──────── Data lines ────────

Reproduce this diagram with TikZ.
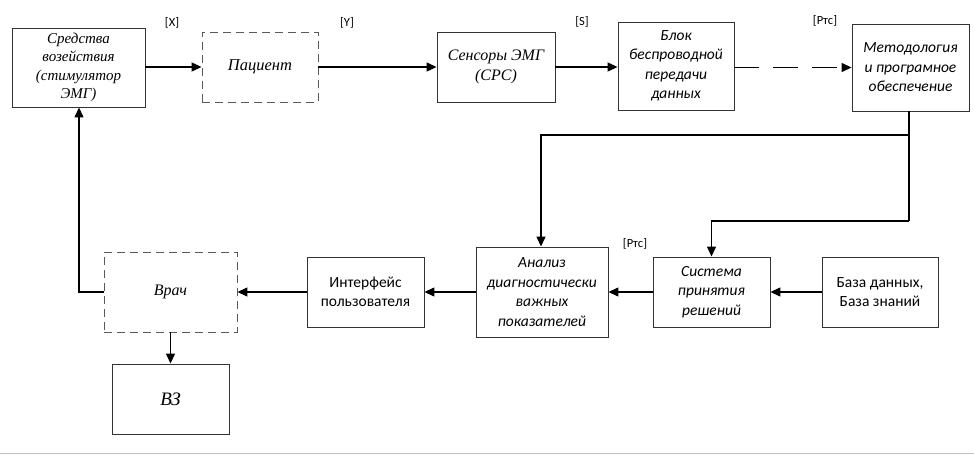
\documentclass[tikz,border=0pt]{standalone}
\usepackage{fontspec}
\setmainfont{Liberation Serif}
\newfontfamily\carfont{Carlito}
\usetikzlibrary{arrows.meta}
\begin{document}
\begin{tikzpicture}[x=1pt,y=-1pt,
  box/.style={draw=black!80,line width=0.9pt,rectangle,inner sep=0pt,align=center},
  dbox/.style={box,draw=black!65,dash pattern=on 8pt off 5pt},
  ser/.style={font=\fontsize{15}{18.5}\selectfont\itshape},
  sansi/.style={font=\carfont\fontsize{15.5}{19.5}\selectfont\itshape},
  sans/.style={font=\carfont\fontsize{15.5}{19.5}\selectfont},
  lbl/.style={font=\carfont\fontsize{12.5}{14}\selectfont,inner sep=0pt},
  arr/.style={line width=1.3pt,-{Triangle[length=10pt,width=9pt]}},
  ln/.style={line width=1.3pt}]
\useasboundingbox (0,0) rectangle (974,463);
\fill[white] (0,0) rectangle (974,463);
\draw[black!25,line width=1pt] (0,453) -- (974,453);

\node[box,ser,minimum width=133,minimum height=79] (sred) at (78.5,67.5) {Средства\\возействия\\(стимулятор\\ЭМГ)};
\node[dbox,ser,font=\fontsize{16.5}{18.5}\selectfont\itshape,minimum width=116,minimum height=70] (pac) at (260,67) {Пациент};
\node[box,ser,font=\fontsize{16}{20}\selectfont\itshape,minimum width=118,minimum height=70] (sens) at (496,67) {Сенсоры ЭМГ\\(СРС)};
\node[box,sansi,minimum width=116,minimum height=88] (blok) at (676,66) {Блок\\беспроводной\\передачи\\данных};
\node[box,sansi,minimum width=117,minimum height=87] (met) at (910.5,67.5) {Методология\\и програмное\\обеспечение};

\node[dbox,ser,font=\fontsize{16}{18.5}\selectfont\itshape,minimum width=133,minimum height=80] (vrach) at (170.5,292) {Врач};
\node[box,ser,font=\fontsize{19}{20}\selectfont\itshape,minimum width=117,minimum height=70] (vz) at (170.5,399) {ВЗ};
\node[box,sans,minimum width=117,minimum height=70] (intf) at (365.5,292) {Интерфейс\\пользователя};
\node[box,sansi,minimum width=132,minimum height=90] (anal) at (542,292) {Анализ\\диагностически\\важных\\показателей};
\node[box,sansi,minimum width=117,minimum height=70] (sist) at (711.5,292) {Система\\принятия\\решений};
\node[box,sans,minimum width=116,minimum height=70] (baza) at (880,292) {База данных,\\База знаний};

\node[lbl] (lx) at (172,23) {[X]};
\node[lbl] (ly) at (347,23) {[Y]};
\node[lbl] (ls) at (582,22) {[S]};
\node[lbl] (lp1) at (825,21) {[Ртс]};
\node[lbl] (lp2) at (635,244) {[Ртс]};

\draw[arr] (sred.east |- 0,67) -- (pac.west |- 0,67);
\draw[arr] (pac.east) -- (sens.west);
\draw[arr] (sens.east) -- (blok.west |- sens.east);
\draw[arr,dash pattern=on 25pt off 14pt] (blok.east |- met.west) -- (met.west);

\coordinate (m1) at (909,135);
\coordinate (m2) at (909,221);
\draw[ln] (met.south -| m1) -- (m2);
\draw[arr] (m1) -| (anal.north -| 541,0);
\draw[arr] (m2) -| (sist.north);

\draw[arr] (baza.west) -- (sist.east);
\draw[arr] (sist.west) -- (anal.east);
\draw[arr] (anal.west) -- (intf.east);
\draw[arr] (intf.west) -- (vrach.east);
\draw[arr] (vrach.west) -| (sred.south -| 79,0);
\draw[arr] (vrach.south) -- (vz.north);
\end{tikzpicture}
\end{document}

────────

**Work to complete:** Reproduce the material above from its first line through the line containing "(0,453) -- (974,453);", both ends included, and skip every picture.

**Worked solution:**
Reproduce this diagram with TikZ.
\documentclass[tikz,border=0pt]{standalone}
\usepackage{fontspec}
\setmainfont{Liberation Serif}
\newfontfamily\carfont{Carlito}
\usetikzlibrary{arrows.meta}
\begin{document}
\begin{tikzpicture}[x=1pt,y=-1pt,
  box/.style={draw=black!80,line width=0.9pt,rectangle,inner sep=0pt,align=center},
  dbox/.style={box,draw=black!65,dash pattern=on 8pt off 5pt},
  ser/.style={font=\fontsize{15}{18.5}\selectfont\itshape},
  sansi/.style={font=\carfont\fontsize{15.5}{19.5}\selectfont\itshape},
  sans/.style={font=\carfont\fontsize{15.5}{19.5}\selectfont},
  lbl/.style={font=\carfont\fontsize{12.5}{14}\selectfont,inner sep=0pt},
  arr/.style={line width=1.3pt,-{Triangle[length=10pt,width=9pt]}},
  ln/.style={line width=1.3pt}]
\useasboundingbox (0,0) rectangle (974,463);
\fill[white] (0,0) rectangle (974,463);
\draw[black!25,line width=1pt] (0,453) -- (974,453);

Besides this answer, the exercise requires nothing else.